Through our combined efforts and talents, the school we attend lives up to the American meritocratic ideal: a place filled with driven learners and teachers working together toward success. As Markovits remarked to Yale Law School graduates in his 2015 commencement address, “You do almost whatever is necessary to produce, to continue to distinguish yourselves, to learn, to shine.”
As a result of our dedication, we enjoy the resources of a school that receives generous donations from loyal parents and alumni, and we benefit enormously from the company of committed students and teachers. We have the opportunities, mentors and test scores to set us up for success in the future by remaining highly competitive in college admissions and other national contests. However, the means by which we achieve these ends also create our biggest problems: Students work long hours to the detriment of their happiness and health, view fellow peers as competition for the highest grades and most prestigious extracurricular positions. From this philosophy, the school gains its reputation in the minds of others as an unforgiving pressure-cooker, a place that cares less about its students’ mental wellbeing and more about their achievements.
More importantly for our futures, though, the excesses of meritocracy make us sacrifice real academic achievement––the kind of organic curiosity that defines the “joyful pursuit of excellence” in our mission statement––for a cheap substitute in social recognition. Instead of seeking our genuine interests, we burden ourselves with classes, activities and projects we take only for the approval of others. We then turn around and use their complicated names to sound impressive in conversations, to show off our schedule to parents and to meet a perceived Advanced Placement and Honors quota.
In these moments, we relegate the school and all of its endless resources to a list of boxes that must be checked off––ones we only care about because they further our meritocratic interests. According to Markovits’s commencement address, “Such a life proceeds under a pervasive shadow. At its worst, it squanders the capacity to set and pursue authentically embraced, intrinsically valuable goals. Even at its best, this life involves deep alienation.”

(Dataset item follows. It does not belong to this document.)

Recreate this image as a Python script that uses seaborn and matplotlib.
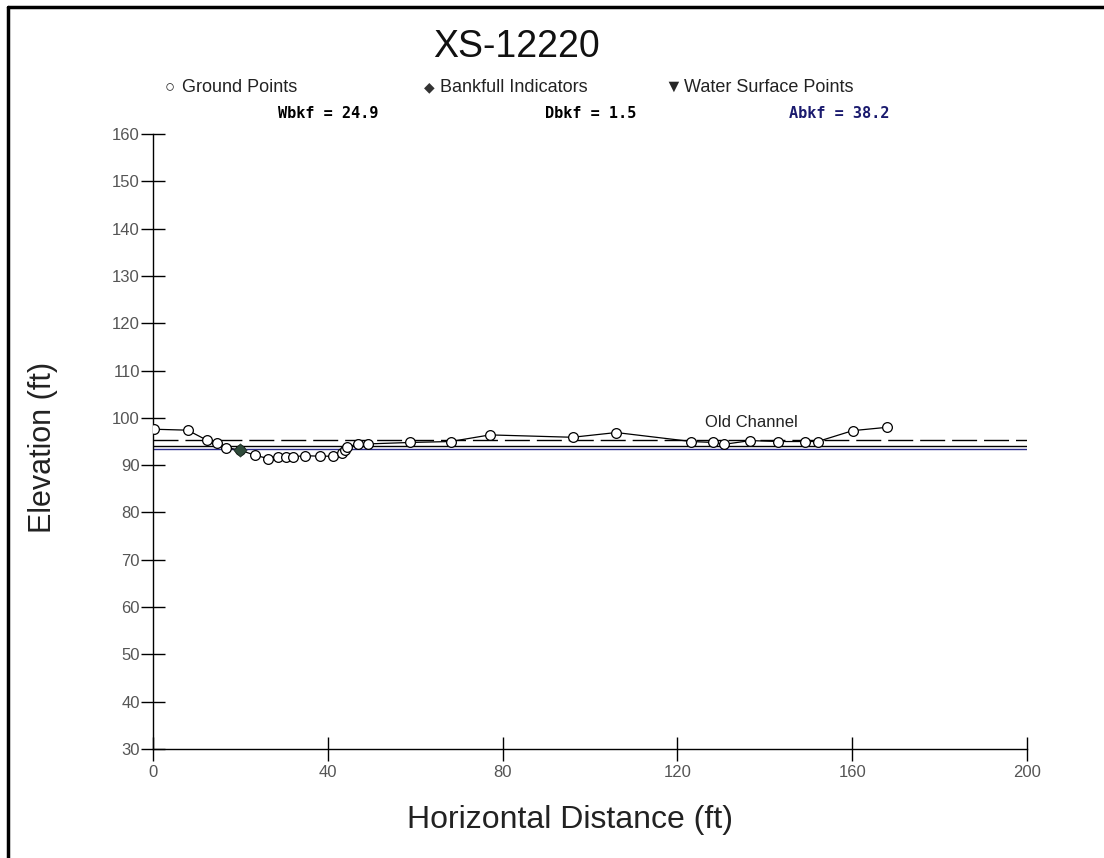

As members of a uniquely privileged community, we owe it to ourselves to consider the argument made in “The Meritocracy Trap” and its consequences. Part of our lives must include the work, pressure and competition that our system demands, but we must also take into account the excesses of meritocracy in all of their different forms. Thinking of both the system’s ideal and real-life implementation, we should step back and evaluate whether the classes, activities and projects we choose for ourselves add anything truly valuable to our lives. If we realize that we participate in them only for meritocratic standing, we must replace them with subjects we are truly interested in. These measures will allow us to live up to educational ideals far more important to our growth than sheer social achievement, and in turn make us better and more well-rounded people. Only when we do this will our school become what it should be: a place with endless resources used by students for natural and creative learning.